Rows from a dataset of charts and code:
════════════════════

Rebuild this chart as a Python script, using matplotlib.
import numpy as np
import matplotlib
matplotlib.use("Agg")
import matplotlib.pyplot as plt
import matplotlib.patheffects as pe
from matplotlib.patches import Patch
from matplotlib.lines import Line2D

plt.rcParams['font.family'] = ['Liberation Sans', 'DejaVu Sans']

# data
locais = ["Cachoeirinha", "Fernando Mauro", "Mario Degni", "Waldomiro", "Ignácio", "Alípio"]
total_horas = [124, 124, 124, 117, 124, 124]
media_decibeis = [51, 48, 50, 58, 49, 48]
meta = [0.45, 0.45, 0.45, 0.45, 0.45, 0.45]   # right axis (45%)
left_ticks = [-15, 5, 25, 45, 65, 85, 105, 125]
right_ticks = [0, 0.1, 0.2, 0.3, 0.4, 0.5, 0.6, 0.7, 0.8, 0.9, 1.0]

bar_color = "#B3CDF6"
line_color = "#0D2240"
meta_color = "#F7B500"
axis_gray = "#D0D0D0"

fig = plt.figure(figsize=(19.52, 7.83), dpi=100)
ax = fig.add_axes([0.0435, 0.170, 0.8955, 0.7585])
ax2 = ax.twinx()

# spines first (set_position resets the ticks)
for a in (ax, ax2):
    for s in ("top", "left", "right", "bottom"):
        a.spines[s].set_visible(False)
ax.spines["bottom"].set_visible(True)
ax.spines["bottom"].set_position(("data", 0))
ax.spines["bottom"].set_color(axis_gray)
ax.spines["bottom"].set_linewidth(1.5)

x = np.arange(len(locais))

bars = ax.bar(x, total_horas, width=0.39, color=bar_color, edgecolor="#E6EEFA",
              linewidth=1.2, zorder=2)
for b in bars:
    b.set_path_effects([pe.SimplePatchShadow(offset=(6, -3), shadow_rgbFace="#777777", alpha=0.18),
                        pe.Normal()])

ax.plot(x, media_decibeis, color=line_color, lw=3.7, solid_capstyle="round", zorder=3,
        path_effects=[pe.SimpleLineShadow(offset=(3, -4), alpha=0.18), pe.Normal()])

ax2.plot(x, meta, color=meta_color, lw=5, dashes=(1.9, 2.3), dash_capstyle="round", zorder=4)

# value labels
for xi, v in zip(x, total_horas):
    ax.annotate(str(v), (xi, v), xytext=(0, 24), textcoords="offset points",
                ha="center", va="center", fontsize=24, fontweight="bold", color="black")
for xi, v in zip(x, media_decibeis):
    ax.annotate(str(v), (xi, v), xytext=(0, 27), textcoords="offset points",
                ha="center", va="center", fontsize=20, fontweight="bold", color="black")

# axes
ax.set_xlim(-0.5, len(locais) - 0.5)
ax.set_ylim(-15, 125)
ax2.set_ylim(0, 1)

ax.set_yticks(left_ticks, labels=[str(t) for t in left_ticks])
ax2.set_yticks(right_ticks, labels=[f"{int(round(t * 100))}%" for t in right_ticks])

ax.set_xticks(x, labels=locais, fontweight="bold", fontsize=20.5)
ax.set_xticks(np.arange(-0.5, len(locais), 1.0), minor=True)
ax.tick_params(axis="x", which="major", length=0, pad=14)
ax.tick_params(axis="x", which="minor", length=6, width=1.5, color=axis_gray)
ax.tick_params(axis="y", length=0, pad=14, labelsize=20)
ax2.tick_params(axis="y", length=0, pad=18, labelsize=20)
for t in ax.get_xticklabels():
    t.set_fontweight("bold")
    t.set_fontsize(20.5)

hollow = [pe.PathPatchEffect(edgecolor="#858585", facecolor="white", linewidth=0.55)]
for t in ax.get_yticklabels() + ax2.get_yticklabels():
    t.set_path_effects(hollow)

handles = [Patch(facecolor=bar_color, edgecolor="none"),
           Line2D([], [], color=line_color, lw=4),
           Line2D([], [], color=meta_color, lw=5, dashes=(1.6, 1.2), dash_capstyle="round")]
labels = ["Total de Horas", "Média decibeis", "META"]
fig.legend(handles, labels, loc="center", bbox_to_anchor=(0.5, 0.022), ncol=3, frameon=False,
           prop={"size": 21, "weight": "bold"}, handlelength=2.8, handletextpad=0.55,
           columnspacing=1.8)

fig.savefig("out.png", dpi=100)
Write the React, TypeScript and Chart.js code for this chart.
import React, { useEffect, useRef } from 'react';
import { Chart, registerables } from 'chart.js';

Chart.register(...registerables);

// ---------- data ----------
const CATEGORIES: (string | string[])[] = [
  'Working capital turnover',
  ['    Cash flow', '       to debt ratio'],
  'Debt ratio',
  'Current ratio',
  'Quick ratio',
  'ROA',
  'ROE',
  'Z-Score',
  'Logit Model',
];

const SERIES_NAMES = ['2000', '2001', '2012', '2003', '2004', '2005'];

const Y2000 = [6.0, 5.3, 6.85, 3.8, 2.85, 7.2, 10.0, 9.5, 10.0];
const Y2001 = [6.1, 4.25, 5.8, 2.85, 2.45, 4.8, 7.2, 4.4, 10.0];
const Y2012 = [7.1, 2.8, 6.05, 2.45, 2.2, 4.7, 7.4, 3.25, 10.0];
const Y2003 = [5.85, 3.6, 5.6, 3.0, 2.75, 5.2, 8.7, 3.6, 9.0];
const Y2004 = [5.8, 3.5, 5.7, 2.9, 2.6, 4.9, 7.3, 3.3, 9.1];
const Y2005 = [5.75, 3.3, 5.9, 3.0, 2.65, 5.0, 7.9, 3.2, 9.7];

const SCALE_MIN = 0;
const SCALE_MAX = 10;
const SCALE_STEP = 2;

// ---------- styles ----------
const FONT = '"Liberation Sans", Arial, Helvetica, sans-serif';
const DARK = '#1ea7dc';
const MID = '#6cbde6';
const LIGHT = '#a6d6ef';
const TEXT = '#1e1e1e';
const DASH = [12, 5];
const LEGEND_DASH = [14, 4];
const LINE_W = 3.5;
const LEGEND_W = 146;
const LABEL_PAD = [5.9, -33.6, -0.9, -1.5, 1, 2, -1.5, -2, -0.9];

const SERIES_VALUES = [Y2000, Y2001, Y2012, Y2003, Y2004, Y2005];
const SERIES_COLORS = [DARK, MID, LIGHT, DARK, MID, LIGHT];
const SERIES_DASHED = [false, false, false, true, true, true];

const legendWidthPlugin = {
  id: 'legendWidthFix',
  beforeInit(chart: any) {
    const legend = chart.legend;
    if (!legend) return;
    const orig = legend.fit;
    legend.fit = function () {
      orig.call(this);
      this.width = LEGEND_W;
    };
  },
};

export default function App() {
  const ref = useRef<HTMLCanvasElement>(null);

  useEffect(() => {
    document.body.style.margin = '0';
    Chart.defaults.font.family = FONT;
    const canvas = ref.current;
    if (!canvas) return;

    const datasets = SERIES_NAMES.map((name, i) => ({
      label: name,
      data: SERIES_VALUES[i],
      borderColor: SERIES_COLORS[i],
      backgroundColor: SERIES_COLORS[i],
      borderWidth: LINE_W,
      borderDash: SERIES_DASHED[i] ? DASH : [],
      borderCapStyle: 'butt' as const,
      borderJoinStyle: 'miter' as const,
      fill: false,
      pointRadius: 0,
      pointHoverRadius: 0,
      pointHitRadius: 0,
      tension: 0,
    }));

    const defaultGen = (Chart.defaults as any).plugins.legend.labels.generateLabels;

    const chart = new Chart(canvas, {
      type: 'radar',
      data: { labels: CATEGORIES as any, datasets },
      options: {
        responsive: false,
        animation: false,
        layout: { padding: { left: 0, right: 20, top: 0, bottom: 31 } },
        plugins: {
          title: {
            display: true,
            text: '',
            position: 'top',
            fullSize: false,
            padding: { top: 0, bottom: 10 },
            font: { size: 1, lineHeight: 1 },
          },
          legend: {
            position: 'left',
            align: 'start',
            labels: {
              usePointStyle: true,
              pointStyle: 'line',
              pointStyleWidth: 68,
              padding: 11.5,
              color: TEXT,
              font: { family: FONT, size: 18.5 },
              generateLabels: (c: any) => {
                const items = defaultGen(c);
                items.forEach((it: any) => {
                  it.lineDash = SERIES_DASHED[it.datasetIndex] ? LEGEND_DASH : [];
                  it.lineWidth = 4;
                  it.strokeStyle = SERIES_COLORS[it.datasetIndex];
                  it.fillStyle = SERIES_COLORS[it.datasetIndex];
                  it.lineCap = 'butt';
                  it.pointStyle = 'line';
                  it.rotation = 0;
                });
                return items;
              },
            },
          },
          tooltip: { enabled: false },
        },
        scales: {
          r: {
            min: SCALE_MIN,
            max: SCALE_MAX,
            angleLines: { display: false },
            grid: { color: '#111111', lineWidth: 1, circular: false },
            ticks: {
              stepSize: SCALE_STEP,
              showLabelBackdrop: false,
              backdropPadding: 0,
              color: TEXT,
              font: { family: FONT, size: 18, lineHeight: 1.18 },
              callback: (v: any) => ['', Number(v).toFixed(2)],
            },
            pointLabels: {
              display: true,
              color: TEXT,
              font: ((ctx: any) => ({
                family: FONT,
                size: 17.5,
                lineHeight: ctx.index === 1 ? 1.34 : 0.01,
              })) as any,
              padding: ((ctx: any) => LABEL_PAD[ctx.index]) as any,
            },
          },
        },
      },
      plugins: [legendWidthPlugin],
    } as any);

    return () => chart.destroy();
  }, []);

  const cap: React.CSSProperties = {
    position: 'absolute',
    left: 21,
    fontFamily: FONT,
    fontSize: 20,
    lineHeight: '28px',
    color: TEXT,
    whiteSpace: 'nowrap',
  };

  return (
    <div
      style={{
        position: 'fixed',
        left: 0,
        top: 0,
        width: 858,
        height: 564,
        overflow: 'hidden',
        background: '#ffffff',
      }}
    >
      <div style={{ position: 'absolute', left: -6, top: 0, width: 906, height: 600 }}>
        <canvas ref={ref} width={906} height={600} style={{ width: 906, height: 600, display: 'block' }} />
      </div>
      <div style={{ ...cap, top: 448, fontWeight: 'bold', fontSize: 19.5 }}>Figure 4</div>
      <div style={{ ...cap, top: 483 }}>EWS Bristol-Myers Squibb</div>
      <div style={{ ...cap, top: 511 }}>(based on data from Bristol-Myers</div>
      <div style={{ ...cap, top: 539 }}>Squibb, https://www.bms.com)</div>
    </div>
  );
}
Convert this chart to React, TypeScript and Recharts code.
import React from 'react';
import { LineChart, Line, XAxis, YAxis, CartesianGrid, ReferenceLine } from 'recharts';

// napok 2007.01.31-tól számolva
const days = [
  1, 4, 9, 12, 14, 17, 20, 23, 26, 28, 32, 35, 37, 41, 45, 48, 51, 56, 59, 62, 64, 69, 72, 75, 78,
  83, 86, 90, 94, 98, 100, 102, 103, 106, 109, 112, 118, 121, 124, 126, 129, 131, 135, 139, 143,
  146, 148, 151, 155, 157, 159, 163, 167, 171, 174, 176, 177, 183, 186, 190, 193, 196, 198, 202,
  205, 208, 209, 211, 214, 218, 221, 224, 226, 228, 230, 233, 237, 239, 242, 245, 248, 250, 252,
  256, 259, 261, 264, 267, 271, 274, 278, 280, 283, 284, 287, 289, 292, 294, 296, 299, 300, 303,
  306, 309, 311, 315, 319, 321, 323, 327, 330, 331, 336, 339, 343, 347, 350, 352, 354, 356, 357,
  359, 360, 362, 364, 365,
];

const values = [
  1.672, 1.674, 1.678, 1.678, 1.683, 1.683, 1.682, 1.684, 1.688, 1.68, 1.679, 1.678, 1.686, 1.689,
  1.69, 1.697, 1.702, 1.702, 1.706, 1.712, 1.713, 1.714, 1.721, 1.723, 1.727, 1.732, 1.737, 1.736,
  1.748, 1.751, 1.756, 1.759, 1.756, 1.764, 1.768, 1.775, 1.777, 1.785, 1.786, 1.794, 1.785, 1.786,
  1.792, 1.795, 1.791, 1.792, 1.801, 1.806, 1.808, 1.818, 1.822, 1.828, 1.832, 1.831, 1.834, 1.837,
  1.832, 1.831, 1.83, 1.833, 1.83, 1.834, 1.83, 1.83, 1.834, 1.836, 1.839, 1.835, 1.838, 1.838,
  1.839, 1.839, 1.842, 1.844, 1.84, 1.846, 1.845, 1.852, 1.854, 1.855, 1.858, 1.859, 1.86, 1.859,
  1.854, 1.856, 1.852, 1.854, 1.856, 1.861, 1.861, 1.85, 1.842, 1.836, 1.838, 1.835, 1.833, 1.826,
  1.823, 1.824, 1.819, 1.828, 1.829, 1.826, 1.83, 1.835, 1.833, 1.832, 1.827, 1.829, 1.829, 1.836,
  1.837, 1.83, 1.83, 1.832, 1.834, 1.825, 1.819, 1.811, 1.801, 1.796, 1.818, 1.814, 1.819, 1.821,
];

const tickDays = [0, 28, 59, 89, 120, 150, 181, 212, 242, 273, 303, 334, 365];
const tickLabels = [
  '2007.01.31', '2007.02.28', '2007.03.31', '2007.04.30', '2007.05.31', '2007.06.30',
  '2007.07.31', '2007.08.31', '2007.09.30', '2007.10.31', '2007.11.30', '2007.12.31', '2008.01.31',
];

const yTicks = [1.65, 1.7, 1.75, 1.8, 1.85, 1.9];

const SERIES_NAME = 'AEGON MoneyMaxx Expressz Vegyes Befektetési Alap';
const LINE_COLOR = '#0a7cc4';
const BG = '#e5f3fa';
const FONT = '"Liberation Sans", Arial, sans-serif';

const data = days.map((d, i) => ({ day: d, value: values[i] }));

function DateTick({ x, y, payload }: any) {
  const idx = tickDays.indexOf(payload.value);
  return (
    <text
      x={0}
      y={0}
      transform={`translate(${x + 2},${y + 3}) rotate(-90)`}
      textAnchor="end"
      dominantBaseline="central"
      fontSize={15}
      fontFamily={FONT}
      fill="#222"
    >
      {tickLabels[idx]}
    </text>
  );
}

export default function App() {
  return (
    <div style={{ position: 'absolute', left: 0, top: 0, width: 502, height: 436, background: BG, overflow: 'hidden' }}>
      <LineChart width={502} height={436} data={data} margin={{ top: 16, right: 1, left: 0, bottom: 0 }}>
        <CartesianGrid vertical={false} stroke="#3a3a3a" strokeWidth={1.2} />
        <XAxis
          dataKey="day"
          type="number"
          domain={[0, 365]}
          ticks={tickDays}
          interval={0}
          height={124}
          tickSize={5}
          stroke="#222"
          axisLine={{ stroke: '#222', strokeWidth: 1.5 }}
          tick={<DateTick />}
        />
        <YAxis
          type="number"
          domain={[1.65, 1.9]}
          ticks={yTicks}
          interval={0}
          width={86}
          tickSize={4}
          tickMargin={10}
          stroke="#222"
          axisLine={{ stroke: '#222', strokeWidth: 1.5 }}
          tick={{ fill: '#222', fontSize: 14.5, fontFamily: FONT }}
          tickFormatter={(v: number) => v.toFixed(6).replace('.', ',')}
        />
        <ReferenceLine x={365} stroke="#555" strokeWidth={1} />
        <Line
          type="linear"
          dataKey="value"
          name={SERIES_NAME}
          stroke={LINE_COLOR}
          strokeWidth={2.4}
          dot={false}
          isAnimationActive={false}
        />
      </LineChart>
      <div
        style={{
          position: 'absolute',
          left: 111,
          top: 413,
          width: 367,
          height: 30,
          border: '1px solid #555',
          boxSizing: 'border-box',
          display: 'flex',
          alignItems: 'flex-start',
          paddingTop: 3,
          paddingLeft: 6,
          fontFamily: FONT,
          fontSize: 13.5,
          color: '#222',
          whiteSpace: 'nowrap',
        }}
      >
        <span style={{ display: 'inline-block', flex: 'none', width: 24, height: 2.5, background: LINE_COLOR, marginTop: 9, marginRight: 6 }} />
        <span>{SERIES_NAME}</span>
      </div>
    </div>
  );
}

════════════════════

**Task to carry out**
Return a copy of every line that includes the word "React".

**Response below**
Write the React, TypeScript and Chart.js code for this chart.
import React, { useEffect, useRef } from 'react';
  const cap: React.CSSProperties = {
Convert this chart to React, TypeScript and Recharts code.
import React from 'react';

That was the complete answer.